Updated Plan - KrArunT/InfobellIT-Gen-AI GitHub Wiki

Distributed Deployment and Benchmarking

Steps

Write ansible playbook:

login.sh
deploy.sh
start_loadgen.sh
start_demo.sh

Install dependencies to machines/nodes.

  1. Setup password-less access
  2. Install docker in each machine (Identify docker images, Inference server)
  3. Run deployment script.
  4. Run loadgen script.
  5. Run demo script.

Entry-point:

Start.sh (Admin Node-1) (CPU only) (Ansible)
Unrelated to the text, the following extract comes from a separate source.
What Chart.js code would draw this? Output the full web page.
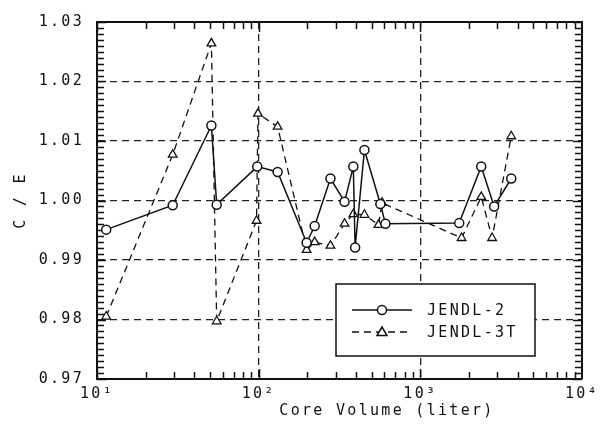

  • NodeList: ["Node-1", "Node-2", "Node-3", "Node-4", "Node-5"]
  • Setup password-less access to each node

1. Deployment Script.sh (Scale Replica to increase Expected Throughput/Latency/Any Other Metric)

  • Node-1 (CPU only)

    • Deploy Llama3.2:1b --> API Endpoint
    • Deploy ViT --> API Endpoint
    • Deploy EW --> API Endpoint
  • Node-2 (CPU + GPU)

    • Deploy Llama3.2:1b --> API Endpoint
    • Deploy ViT --> API Endpoint
    • Deploy EW --> API Endpoint
  • Node-3 (CPU + FPGA)

    • Deploy Llama3.2:1b --> API Endpoint
    • Deploy ViT --> API Endpoint
    • Deploy EW --> API Endpoint

2. Run Workload Gen.sh

  • Node-4 (CPU only)
    • Start EchoSwift --> Llama3.2:1b Endpoint
      • (Run benchmark and discover optimal user count for given SUT, scale number of replicas for expected QPS/Throughput)
    • Start ViT LoadGen --> ViT Endpoint
    • Start EW --> EW Endpoint

3. Demo.sh (Node-1)

  • a) Llama2-UI

    • Chat-UI
    • Metrics:
      1. Latency
      2. Throughput
      3. TTFT
  • b) VIT-UI

    • Classification-UI
    • Metrics:
      1. Latency
      2. Throughput (Samples/Second)
  • c) EW-UI (TBD)

  • d) Run benchmark and discover optimal user count/concurrent requests/parallel requests, number of replicas required for given SUT, scale number of replicas for expected QPS/Throughput.

Node Details:

  • Node-1 Admin (Deployment Scripts/Load Generator Scripts/Demo Scripts) (Main Entry-point)
  • Node-2 (Llama3.2:1b, ViT, EW Running on CPU only) (3 Endpoints) (Docker-Compose with HA-Proxy)
  • Node-3 (Llama3.2:1b, ViT, EW Running on CPU only) (AI Workload offloaded to Accelerator) (3 Endpoints) (Docker-Compose with HA-Proxy)
  • Node-4 (Llama3.2:1b, ViT, EW Running on CPU only) (AI Workload offloaded to Accelerator) (3 Endpoints) (Docker-Compose with HA-Proxy)
  • Node-5 (CPU only) (Demo) (UI App) (3 APIs)

Misc. Info:

  • Ansible Playbook